[WHAT YOU HAVE TO DO]: Copy each line of the data below exactly, leaving out pictures.

+ + + + + + +

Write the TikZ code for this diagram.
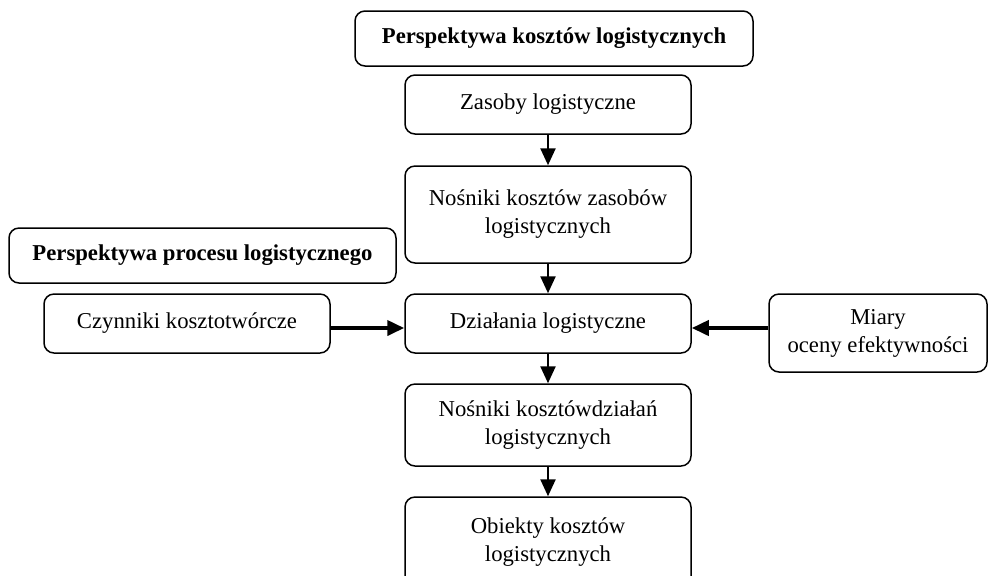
\documentclass[tikz,border=0pt]{standalone}
\usepackage{fontspec}
\setmainfont{Liberation Serif}
\usetikzlibrary{arrows.meta}

\tikzset{
  box/.style={draw, rounded corners=5pt, line width=0.75pt, align=center,
    inner sep=0pt, font=\fontsize{11.35}{14}\selectfont},
  flow/.style={->, line width=1.2pt},
  side/.style={->, line width=1.9pt}
}

\begin{document}
\begin{tikzpicture}[>={Triangle[length=8.5pt,width=7.5pt]}, x=0.5pt, y=-0.5pt]
  \useasboundingbox (0,0) rectangle (988,575);

  % Headers
  \node[box, minimum width=199pt, minimum height=27.5pt] (kosztyhead) at (554,38.5)
    {\textbf{Perspektywa kosztów logistycznych}};
  \node[box, minimum width=193.5pt, minimum height=27.5pt] (proceshead) at (202.5,255.5)
    {\textbf{Perspektywa procesu logistycznego}};

  % Main column
  \node[box, minimum width=143pt, minimum height=29.5pt] (zasoby) at (548,104.5)
    {Zasoby logistyczne};
  \node[box, minimum width=143pt, minimum height=48.5pt] (noszas) at (548,214.5)
    {Nośniki kosztów zasobów\\logistycznych};
  \node[box, minimum width=143pt, minimum height=29.5pt] (dzialania) at (548,323.5)
    {Działania logistyczne};
  \node[box, minimum width=143pt, minimum height=41pt] (nosdzi) at (548,425)
    {Nośniki kosztówdziałań\\logistycznych};
  \node[box, minimum width=143pt, minimum height=45pt] (obiekty) at (548,542)
    {Obiekty kosztów\\logistycznych};

  % Side boxes
  \node[box, minimum width=143pt, minimum height=29.5pt] (czynniki) at (187,323.5)
    {Czynniki kosztotwórcze};
  \node[box, minimum width=109pt, minimum height=39pt] (miary) at (878,333)
    {Miary\\oceny efektywności};

  % Arrows
  \draw[flow] (zasoby) -- (noszas);
  \draw[flow] (noszas) -- (dzialania);
  \draw[flow] (dzialania) -- (nosdzi);
  \draw[flow] (nosdzi) -- (obiekty);
  \draw[side] ([yshift=-2.25pt]czynniki.east) -- ([yshift=-2.25pt]dzialania.west);
  \draw[side] ([yshift=2.5pt]miary.west) -- ([yshift=-2.25pt]dzialania.east);
\end{tikzpicture}
\end{document}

+ + + + + + +

[ANSWER TO THE EXERCISE]:
Write the TikZ code for this diagram.
\documentclass[tikz,border=0pt]{standalone}
\usepackage{fontspec}
\setmainfont{Liberation Serif}
\usetikzlibrary{arrows.meta}

\tikzset{
  box/.style={draw, rounded corners=5pt, line width=0.75pt, align=center,
    inner sep=0pt, font=\fontsize{11.35}{14}\selectfont},
  flow/.style={->, line width=1.2pt},
  side/.style={->, line width=1.9pt}
}

\begin{document}
\begin{tikzpicture}[>={Triangle[length=8.5pt,width=7.5pt]}, x=0.5pt, y=-0.5pt]
  \useasboundingbox (0,0) rectangle (988,575);

  % Headers
  \node[box, minimum width=199pt, minimum height=27.5pt] (kosztyhead) at (554,38.5)
    {\textbf{Perspektywa kosztów logistycznych}};
  \node[box, minimum width=193.5pt, minimum height=27.5pt] (proceshead) at (202.5,255.5)
    {\textbf{Perspektywa procesu logistycznego}};

  % Main column
  \node[box, minimum width=143pt, minimum height=29.5pt] (zasoby) at (548,104.5)
    {Zasoby logistyczne};
  \node[box, minimum width=143pt, minimum height=48.5pt] (noszas) at (548,214.5)
    {Nośniki kosztów zasobów\\logistycznych};
  \node[box, minimum width=143pt, minimum height=29.5pt] (dzialania) at (548,323.5)
    {Działania logistyczne};
  \node[box, minimum width=143pt, minimum height=41pt] (nosdzi) at (548,425)
    {Nośniki kosztówdziałań\\logistycznych};
  \node[box, minimum width=143pt, minimum height=45pt] (obiekty) at (548,542)
    {Obiekty kosztów\\logistycznych};

  % Side boxes
  \node[box, minimum width=143pt, minimum height=29.5pt] (czynniki) at (187,323.5)
    {Czynniki kosztotwórcze};
  \node[box, minimum width=109pt, minimum height=39pt] (miary) at (878,333)
    {Miary\\oceny efektywności};

  % Arrows
  \draw[flow] (zasoby) -- (noszas);
  \draw[flow] (noszas) -- (dzialania);
  \draw[flow] (dzialania) -- (nosdzi);
  \draw[flow] (nosdzi) -- (obiekty);
  \draw[side] ([yshift=-2.25pt]czynniki.east) -- ([yshift=-2.25pt]dzialania.west);
  \draw[side] ([yshift=2.5pt]miary.west) -- ([yshift=-2.25pt]dzialania.east);
\end{tikzpicture}
\end{document}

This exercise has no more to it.